Privacy Under Scrutiny
The Problem of Defining Privacy
When polled, many Americans think their right to privacy is somehow a Constitutional right. But the concept of privacy as a legal right in the United States was first put forward in 1890 by Boston attorney Samuel Warren and future Supreme Court Justice Louis Brandeis. Their now famous and frequently cited article "The Right to Privacy," published in the Harvard Law Review, introduced the concepts of a "right to be left alone" and that an individual should be allowed to maintain his or her own comfortable distance from society.
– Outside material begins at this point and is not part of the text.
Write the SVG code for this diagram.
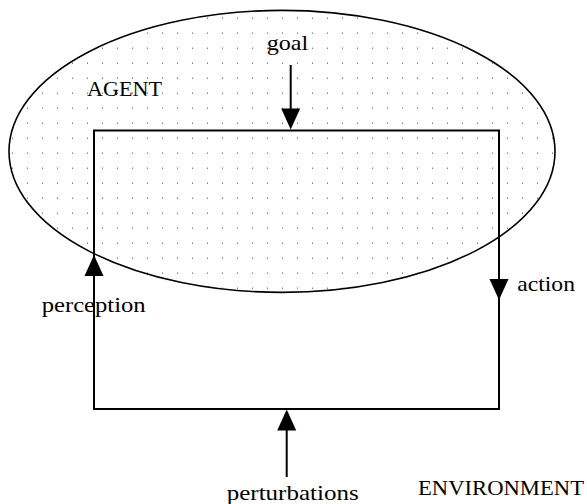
<svg xmlns="http://www.w3.org/2000/svg" width="587" height="504" viewBox="0 0 587 504">
  <style>
    .lbl { font-family: "Liberation Serif", "Times New Roman", serif; font-size: 22px; fill: #000; }
    .ln { stroke: #000; stroke-width: 2; fill: none; }
    .head { fill: #000; stroke: none; }
  </style>
  <defs>
    <pattern id="dots" patternUnits="userSpaceOnUse" x="0" y="0" width="15" height="15">
      <rect x="12" y="2.5" width="1" height="1.5" fill="#808080"/>
    </pattern>
    <path id="ah" d="M0,0 L-9.5,-21 L9.5,-21 Z"/>
  </defs>
  <rect width="587" height="504" fill="#fff"/>

  <g id="agent">
    <ellipse cx="282" cy="151.4" rx="273" ry="141" fill="url(#dots)" stroke="#000" stroke-width="1.6"/>
    <text class="lbl" x="87" y="96" textLength="75" lengthAdjust="spacingAndGlyphs">AGENT</text>
  </g>

  <g id="loop">
    <rect x="94" y="130.5" width="405" height="278.5" class="ln"/>
  </g>

  <g id="environment">
    <text class="lbl" x="418" y="494.5" textLength="166" lengthAdjust="spacingAndGlyphs">ENVIRONMENT</text>
  </g>

  <g id="connectors">
    <line class="ln" x1="290.7" y1="65" x2="290.7" y2="112"/>
    <use href="#ah" class="head" transform="translate(290.7,129.5)"/>
    <use href="#ah" class="head" transform="translate(94,255) rotate(180)"/>
    <use href="#ah" class="head" transform="translate(499,300)"/>
    <line class="ln" x1="286.7" y1="477" x2="286.7" y2="428"/>
    <use href="#ah" class="head" transform="translate(286.7,409.5) rotate(180)"/>
  </g>

  <g id="labels">
    <text class="lbl" x="266.7" y="50" textLength="41.6" lengthAdjust="spacingAndGlyphs">goal</text>
    <text class="lbl" x="41.7" y="312" textLength="104" lengthAdjust="spacingAndGlyphs">perception</text>
    <text class="lbl" x="517.3" y="290.5" textLength="57.7" lengthAdjust="spacingAndGlyphs">action</text>
    <text class="lbl" x="226.7" y="500" textLength="132" lengthAdjust="spacingAndGlyphs">perturbations</text>
  </g>
</svg>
During the years, privacy has taken on different connotations and even definitions depending on what's happening in American society and culture. For example, during World War II, Americans were more willing to give up some rights to their privacy in order to gain greater security. But in the 1970s, when Americans were rebelling against established norms, privacy protection and consumer rights became paramount. The rapid rise of the Internet has only increased consumers' interest in privacy.
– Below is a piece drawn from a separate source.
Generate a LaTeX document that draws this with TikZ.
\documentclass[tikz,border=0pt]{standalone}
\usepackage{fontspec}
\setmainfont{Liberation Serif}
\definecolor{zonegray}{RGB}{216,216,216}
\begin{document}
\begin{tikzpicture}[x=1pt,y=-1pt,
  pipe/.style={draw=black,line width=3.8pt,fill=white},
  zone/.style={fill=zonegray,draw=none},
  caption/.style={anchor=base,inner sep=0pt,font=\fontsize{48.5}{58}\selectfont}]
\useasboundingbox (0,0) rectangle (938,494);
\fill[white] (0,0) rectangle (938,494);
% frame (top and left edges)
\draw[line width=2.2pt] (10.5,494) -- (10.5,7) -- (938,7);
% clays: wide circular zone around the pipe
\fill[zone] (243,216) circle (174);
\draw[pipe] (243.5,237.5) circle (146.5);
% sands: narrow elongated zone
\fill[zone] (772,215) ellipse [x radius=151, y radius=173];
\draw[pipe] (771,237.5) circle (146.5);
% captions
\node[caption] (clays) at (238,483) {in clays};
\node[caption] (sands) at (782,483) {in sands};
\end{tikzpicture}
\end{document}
Today's experts and scholars define privacy in myriad ways. Curtis Frye, author of the book "Privacy-Enhanced Business: Adapting to the Online Environment," describes the difficulty in defining privacy. "The social distance citizens keep from strangers, acquaintances, friends, business associates, companies and the government all depend on the context of the interaction, the familiarity with the individual or organization in question, and the value a person places on privacy in each of those situations," he writes.
Thus, Frye argues, the problem with defining privacy is that the concept means different things to different people at different times.
To make matters more problematic, other experts separate privacy issues, noting that identity theft and credit card fraud actually are crime problems unrelated to legitimate uses of information, while telemarketing and unsolicited e-mail marketing (spam) are better characterized as annoyances and inconveniences. To be sure, the issues are complex and relative.